情報を収集し、緊急性の判断、今後の対応方法の選択を行う。
保健所の精神保健福祉相談があり、精神科医に相談する機会が設けられていることもある。
保健師としては本人に会える可能性がある家庭訪問や面接相談を提案する。
拒否や症状悪化の可能性がある家庭訪問では、複数の支援者で訪問することが望ましい。
緊急時であっても信頼関係の形成が重要(共感的態度、根気強く、説得は避ける、家族を支援等) - 退院に向けた支援
必要に応じて訪問看護の導入を検討 - 治療継続のための支援
内服治療の継続が重要、生活状況や受診状況の把握をし支援すること。
生活リズムを整え、日中の居場所を確保するため、地域の社会資源を活用する。
家族に対しては、必要に応じて受診同行の提案や家族会の紹介等を行う。 - 社会復帰のための支援
近隣住民からの相談
- 保健師は公平・公正な立場をとる。
- 困っていることやその理由等に傾聴し、受容する。
- 保健師は本人や家族からも事実や過程を聞き、今後の対応を一緒に考える。
- 個人情報保護や守秘義務の観点から、近隣住民に精神障害者本人の病状や病歴等を提供してはならない。
地域社会での精神保健福祉活動
- ハイリスク者の早期発見
- 精神障害者に対応した地域包括ケアシステムの構築
- 地域における社会資源の創出
- 精神障害者の人権を守る精神保健福祉活動
発達障害者支援法
発達障害者は「自閉症、アスペルガー症候群その他の広汎性発達障害、学習障害、注意欠陥多動性障害その他これに類する脳機能の障害があって、その症状が通常低年齢において発現するもの」と定義されている。
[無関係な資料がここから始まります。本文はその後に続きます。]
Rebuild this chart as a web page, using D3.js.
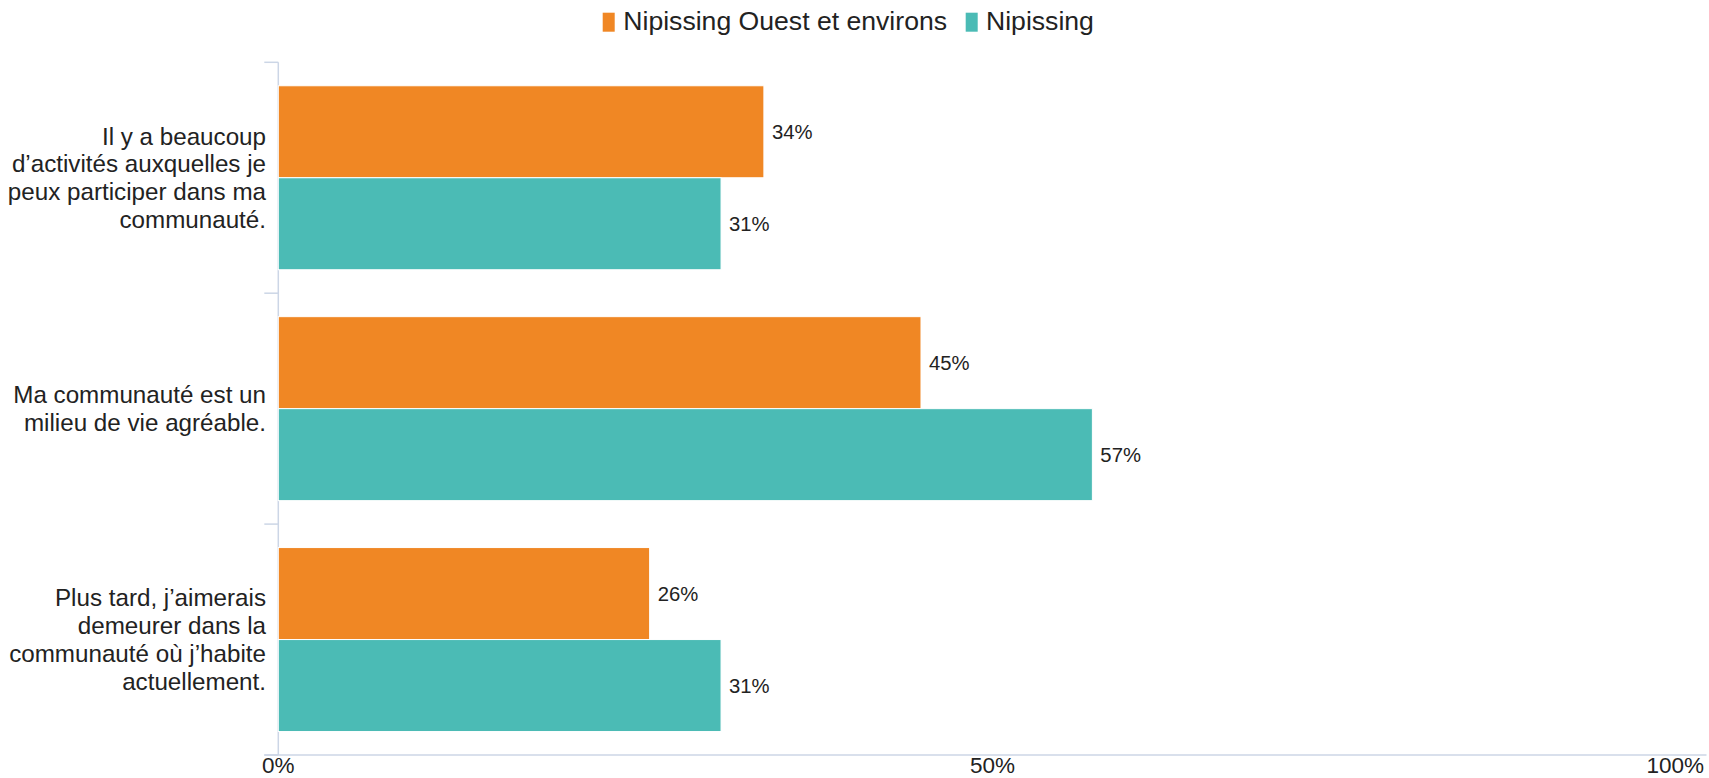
<!DOCTYPE html>
<html>
<head>
<meta charset="utf-8">
<script src="https://cdn.jsdelivr.net/npm/d3@7"></script>
<style>
  html, body { margin: 0; padding: 0; background: #fff; }
  svg { display: block; font-family: "Liberation Sans", Arial, sans-serif; }
</style>
</head>
<body>
<svg id="chart" width="1709" height="778"></svg>
<script>
const categories = [
  ["Il y a beaucoup", "d’activités auxquelles je", "peux participer dans ma", "communauté."],
  ["Ma communauté est un", "milieu de vie agréable."],
  ["Plus tard, j’aimerais", "demeurer dans la", "communauté où j’habite", "actuellement."]
];
const seriesNames = ["Nipissing Ouest et environs", "Nipissing"];
const seriesColors = ["#F08724", "#4BBBB5"];
const valuesOuest = [34, 45, 26];
const valuesNipissing = [31, 57, 31];
const xTicks = [0, 50, 100];

const svg = d3.select("#chart");
const plotLeft = 278.3, plotRight = 1706.5, plotTop = 62.3, plotBottom = 755;
const catIdx = categories.map((d, i) => i);

const x = d3.scaleLinear().domain([0, 100]).range([plotLeft, plotRight]);
const y = d3.scaleBand().domain(catIdx).range([plotTop, plotBottom]).paddingInner(0).paddingOuter(0);
const ySub = d3.scaleBand().domain([0, 1]).range([0, y.bandwidth()]).paddingInner(0).paddingOuter(0.255);

const axisColor = "#ccd6e6";
const textColor = "#222";

// axes lines
svg.append("line").attr("x1", plotLeft).attr("x2", plotLeft).attr("y1", plotTop).attr("y2", plotBottom)
  .attr("stroke", axisColor).attr("stroke-width", 1.5);
svg.append("line").attr("x1", plotLeft - 14).attr("x2", plotRight).attr("y1", plotBottom).attr("y2", plotBottom)
  .attr("stroke", axisColor).attr("stroke-width", 1.5);
// category boundary ticks
const boundaries = catIdx.map(i => y(i)).concat([plotBottom]);
svg.selectAll(".ytick").data(boundaries).enter().append("line")
  .attr("x1", plotLeft - 14).attr("x2", plotLeft).attr("y1", d => d).attr("y2", d => d)
  .attr("stroke", axisColor).attr("stroke-width", 1.5);

// bars
const series = [valuesOuest, valuesNipissing];
series.forEach((vals, s) => {
  const g = svg.append("g");
  g.selectAll("rect").data(vals).enter().append("rect")
    .attr("x", plotLeft)
    .attr("y", (d, i) => y(i) + ySub(s))
    .attr("width", d => x(d) - plotLeft)
    .attr("height", ySub.bandwidth())
    .attr("fill", seriesColors[s])
    .attr("stroke", "#fff").attr("stroke-width", 1);
  g.selectAll("text").data(vals).enter().append("text")
    .attr("x", d => x(d) + 8)
    .attr("y", (d, i) => y(i) + ySub(s) + ySub.bandwidth() / 2)
    .attr("dy", "0.35em")
    .attr("font-size", 20.3)
    .attr("fill", textColor)
    .text(d => d + "%");
});

// category labels
const lh = 27.8;
categories.forEach((lines, i) => {
  const cy = y(i) + y.bandwidth() / 2;
  const t = svg.append("text").attr("text-anchor", "end").attr("font-size", 24.2).attr("fill", textColor);
  lines.forEach((ln, k) => {
    t.append("tspan").attr("x", 266)
      .attr("y", cy + (k - (lines.length - 1) / 2) * lh)
      .attr("dy", "0.35em").text(ln);
  });
});

// x tick labels
svg.selectAll(".xt").data(xTicks).enter().append("text")
  .attr("x", d => d === 100 ? 1704 : x(d))
  .attr("y", 773)
  .attr("text-anchor", d => d === 100 ? "end" : "middle")
  .attr("font-size", 22.5)
  .attr("fill", textColor)
  .text(d => d + "%");

// legend
const legendItems = [
  { name: seriesNames[0], color: seriesColors[0], mx: 602.7, tx: 623.3 },
  { name: seriesNames[1], color: seriesColors[1], mx: 965.7, tx: 986 }
];
legendItems.forEach(it => {
  svg.append("rect").attr("x", it.mx).attr("y", 12.7).attr("width", 12).attr("height", 19).attr("fill", it.color);
  svg.append("text").attr("x", it.tx).attr("y", 29.8).attr("font-size", 26.6).attr("fill", textColor).text(it.name);
});
</script>
</body>
</html>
発達障害者支援センター:都道府県・指定都市は設置できる
相談に応じ、医療・保健・福祉・教育・労働などについて総合的な支援を行う専門機関
発達障害者(児)に対する支援
集団生活や家庭での様子を情報収集し、パニック等の症状のきっかけや原因についてアセスメントする。
障害に応じた特徴を把握し、対応方法や対策を家族や関係機関と情報共有(調整・支援)する。
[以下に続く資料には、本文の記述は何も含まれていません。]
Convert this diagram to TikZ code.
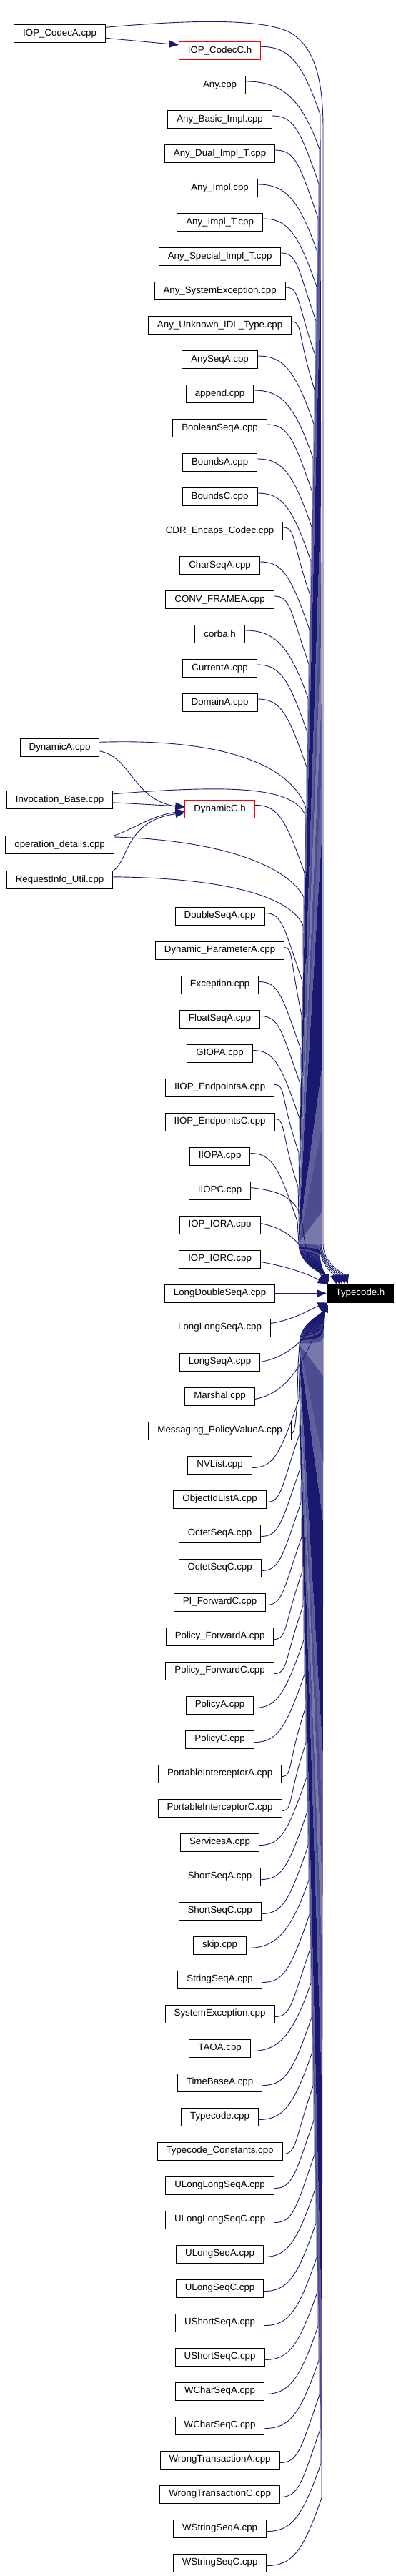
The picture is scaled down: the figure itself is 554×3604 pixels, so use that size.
\documentclass[tikz,border=0pt]{standalone}
\usepackage{fontspec}
\setmainfont{Liberation Sans}
\usetikzlibrary{arrows.meta,calc}
\definecolor{mblue}{RGB}{25,25,112}
% upper edge: start point, lane x, tip offset on top edge of T
\newcommand{\UE}[3]{%
 \draw[dep] let \p1=(#1) in (#1)
  .. controls ({\x1+0.45*(#2*1pt-\x1)}, \y1) and ({max(#2*1pt-28pt,\x1+8pt)}, {\y1-20pt}) .. ({#2*1pt-2pt}, {\y1-95pt})
  -- ({#2*1pt}, -1740pt)
  .. controls ({#2*1pt}, -1770pt) and ($(T.north west)+({#3-4},14)$) .. ($(T.north west)+(#3,0)$);}
% lower edge
\newcommand{\LE}[3]{%
 \draw[dep] let \p1=(#1) in (#1)
  .. controls ({\x1+0.45*(#2*1pt-\x1)}, \y1) and ({max(#2*1pt-28pt,\x1+8pt)}, {\y1+20pt}) .. ({#2*1pt-2pt}, {\y1+95pt})
  -- ({#2*1pt}, -1880pt)
  .. controls ({#2*1pt}, -1850pt) and ($(T.south west)+({#3-4},-14)$) .. ($(T.south west)+(#3,0)$);}
% upper edge with explicit first bend: start, c1, c2, bend end, lane
\newcommand{\PE}[5]{%
 \draw[dep] (#1) .. controls #2 and #3 .. #4 -- (#5,-1740)
  .. controls (#5,-1770) and ($(T.north west)+(-3,14)$) .. ($(T.north west)+(1,0)$);}
\begin{document}
\begin{tikzpicture}[x=1pt,y=1pt,
  nbox/.style={draw=black, line width=1pt, fill=white, minimum height=25pt, inner xsep=12.5pt, inner ysep=0pt, font=\fontsize{13.3pt}{16pt}\selectfont},
  rbox/.style={nbox, draw=red},
  tbox/.style={nbox, fill=black, text=white},
  dep/.style={draw=mblue, line width=0.9pt, -{Triangle[length=13pt,width=10pt]}}]
\fill[white] (0,0) rectangle (554,-3604);
\useasboundingbox (0,0) rectangle (554,-3604);
% left column
\node[nbox] (L0) at (83.6,-46.8) {IOP\_CodecA.cpp};
\node[nbox] (L1) at (83.6,-1045.8) {DynamicA.cpp};
\node[nbox] (L2) at (83.6,-1118.8) {Invocation\_Base.cpp};
\node[nbox] (L3) at (83.6,-1181.8) {operation\_details.cpp};
\node[nbox] (L4) at (83.6,-1230.8) {RequestInfo\_Util.cpp};
% middle column
\node[rbox] (C1) at (307.6,-70.8) {IOP\_CodecC.h};
\node[rbox] (DC) at (307.6,-1132.3) {DynamicC.h};
\foreach \t [count=\i] in {Any.cpp, Any\_Basic\_Impl.cpp, Any\_Dual\_Impl\_T.cpp, Any\_Impl.cpp, Any\_Impl\_T.cpp, Any\_Special\_Impl\_T.cpp, Any\_SystemException.cpp, Any\_Unknown\_IDL\_Type.cpp, AnySeqA.cpp, append.cpp, BooleanSeqA.cpp, BoundsA.cpp, BoundsC.cpp, CDR\_Encaps\_Codec.cpp, CharSeqA.cpp, CONV\_FRAMEA.cpp, corba.h, CurrentA.cpp, DomainA.cpp}
  \node[nbox] (u\i) at (307.6,{-71-48*\i}) {\t};
\foreach \t [count=\i from 0] in {DoubleSeqA.cpp, Dynamic\_ParameterA.cpp, Exception.cpp, FloatSeqA.cpp, GIOPA.cpp, IIOP\_EndpointsA.cpp, IIOP\_EndpointsC.cpp, IIOPA.cpp, IIOPC.cpp, IOP\_IORA.cpp, IOP\_IORC.cpp, LongDoubleSeqA.cpp, LongLongSeqA.cpp, LongSeqA.cpp, Marshal.cpp, Messaging\_PolicyValueA.cpp, NVList.cpp, ObjectIdListA.cpp, OctetSeqA.cpp, OctetSeqC.cpp, PI\_ForwardC.cpp, Policy\_ForwardA.cpp, Policy\_ForwardC.cpp, PolicyA.cpp, PolicyC.cpp, PortableInterceptorA.cpp, PortableInterceptorC.cpp, ServicesA.cpp, ShortSeqA.cpp, ShortSeqC.cpp, skip.cpp, StringSeqA.cpp, SystemException.cpp, TAOA.cpp, TimeBaseA.cpp, Typecode.cpp, Typecode\_Constants.cpp, ULongLongSeqA.cpp, ULongLongSeqC.cpp, ULongSeqA.cpp, ULongSeqC.cpp, UShortSeqA.cpp, UShortSeqC.cpp, WCharSeqA.cpp, WCharSeqC.cpp, WrongTransactionA.cpp, WrongTransactionC.cpp, WStringSeqA.cpp, WStringSeqC.cpp}
  \node[nbox] (d\i) at (307.6,{-1281.5-48*\i}) {\t};
% target
\node[tbox] (T) at (504,-1809.5) {Typecode.h};

% IOP_CodecA edges
\draw[dep] ($(L0.east)+(0,-6.5)$) -- ($(C1.west)+(0,8)$);
\draw[dep] ($(L0.east)+(0,8.5)$) .. controls +(110,10) and (365,-25) .. (405,-45)
  .. controls (440,-65) and (452,-110) .. (452,-180) -- (452,-1740)
  .. controls (452,-1770) and ($(T.north west)+(26,14)$) .. ($(T.north west)+(30,0)$);
\UE{$(C1.east)+(0,5.5)$}{450}{26}
\foreach \i in {1,...,19}{%
  \pgfmathsetmacro\ln{450-\i}\pgfmathsetmacro\tp{\i<4 ? 26-4*\i : 2}%
  \UE{$(u\i.east)+(0,5)$}{\ln}{\tp}}
% Dynamic group
\draw[dep] ($(L1.east)+(0,-5)$) .. controls (185,-1060) and (185,-1118) .. ($(DC.west)+(0,2)$);
\PE{$(L1.east)+(0,7.5)$}{(300,-1033)}{(405,-1065)}{(428,-1130)}{430}
\draw[dep] ($(L2.east)+(0,-4)$) -- ($(DC.west)+(0,4)$);
\PE{$(L2.east)+(0,8)$}{(330,-1097)}{(410,-1102)}{(427,-1140)}{429}
\draw[dep] ($(L3.east)+(0,12.8)$) .. controls (190,-1158) and (215,-1140) .. ($(DC.west)+(0,-2.7)$);
\PE{$(L3.east)+(0,10.8)$}{(300,-1175)}{(400,-1208)}{(425,-1255)}{427}
\draw[dep] ($(L4.east)+(0,12.5)$) .. controls (180,-1205) and (175,-1148) .. ($(DC.west)+(0,-4.7)$);
\PE{$(L4.east)+(0,4)$}{(300,-1228)}{(405,-1250)}{(424,-1295)}{426}
\UE{$(DC.east)+(0,6)$}{428}{1}
% lower-middle group above T
\foreach \i in {0,...,7}{%
  \pgfmathsetmacro\ln{425-\i}%
  \UE{$(d\i.east)+(0,4)$}{\ln}{1}}
\draw[dep] ($(d8.east)+(0,4)$) .. controls +(50,-6) and (420,-1680) .. (424,-1720)
  .. controls (428,-1770) and ($(T.north west)+(-4,14)$) .. ($(T.north west)+(1,0)$);
\draw[dep] ($(d9.east)+(0,2)$) .. controls +(50,-10) and ($(T.north west)+(-30,45)$) .. ($(T.north west)+(1,0)$);
\draw[dep] ($(d10.east)+(0,-4)$) .. controls +(45,-8) and ($(T.north west)+(-22,12)$) .. ($(T.north west)+(1,0)$);
\draw[dep] (d11.east) -- (T.west);
% below T
\draw[dep] ($(d12.east)+(0,6)$) .. controls +(35,6) and ($(T.south west)+(-25,-10)$) .. ($(T.south west)+(1,0)$);
\draw[dep] (d13.east) .. controls +(45,8) and ($(T.south west)+(-25,-45)$) .. ($(T.south west)+(1,0)$);
\draw[dep] ($(d14.east)+(0,-4)$) .. controls +(50,10) and ($(T.south west)+(-30,-80)$) .. ($(T.south west)+(1,0)$);
\foreach \i in {15,...,48}{%
  \pgfmathsetmacro\ln{404+\i}%
  \LE{$(d\i.east)+(0,-4)$}{\ln}{1}}
\end{tikzpicture}
\end{document}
- 広汎性発達障害:事前に予定を伝える、視覚情報(イラストや写真)を活用、曖昧な表現を避ける。
- 学習障害:学習方法の工夫(ふりがな、計算機・・・等)
- 注意欠陥多動性障害:指示は簡潔に、座席は最前列の位置にして集中できるよう工夫をする。
失敗や挫折を繰り返すことにより二次障害が発現することがある(暴言・暴力・不登校・引きこもり・反社会的行動等)
自己肯定感が持てるよう対応することが大切。
自殺対策基本法:社会問題ととらえ、国、地方自治体、事業主、国民の責務を明確化
自殺の防止と自殺者の親族等の支援の充実を図り、生きがいを持って暮らすことができる社会の実現を目的としている。
自殺総合対策大綱:平成19(2007)年に策定され、平成29(2017)年に見直し
重点施策
- 地域レベルの実践的な取り組みを支援・強化
- 国民一人ひとりの気づきと見守りを促す
- 調査研究等を推進する
- 人材の確保、養成および資質向上
- 環境の整備と、心の健康づくりの推進
- 適切なサービスを受けられるようにする
- 社会全体の自殺リスクを低下させる
- 自殺未遂者の再度の自殺企図を防ぐ
- 遺された人への支援を充実する
- 民間団体との連携強化
- 子ども・若者の自殺対策を更に推進
- 勤務問題による自殺対策を更に推進
目標:令和8(2026)年までに自殺死亡率を平成27(2015)年と比べ、30%以上減少させる
【hokenCより】
今回の精神保健は3回分を一気にまとめて公開しています。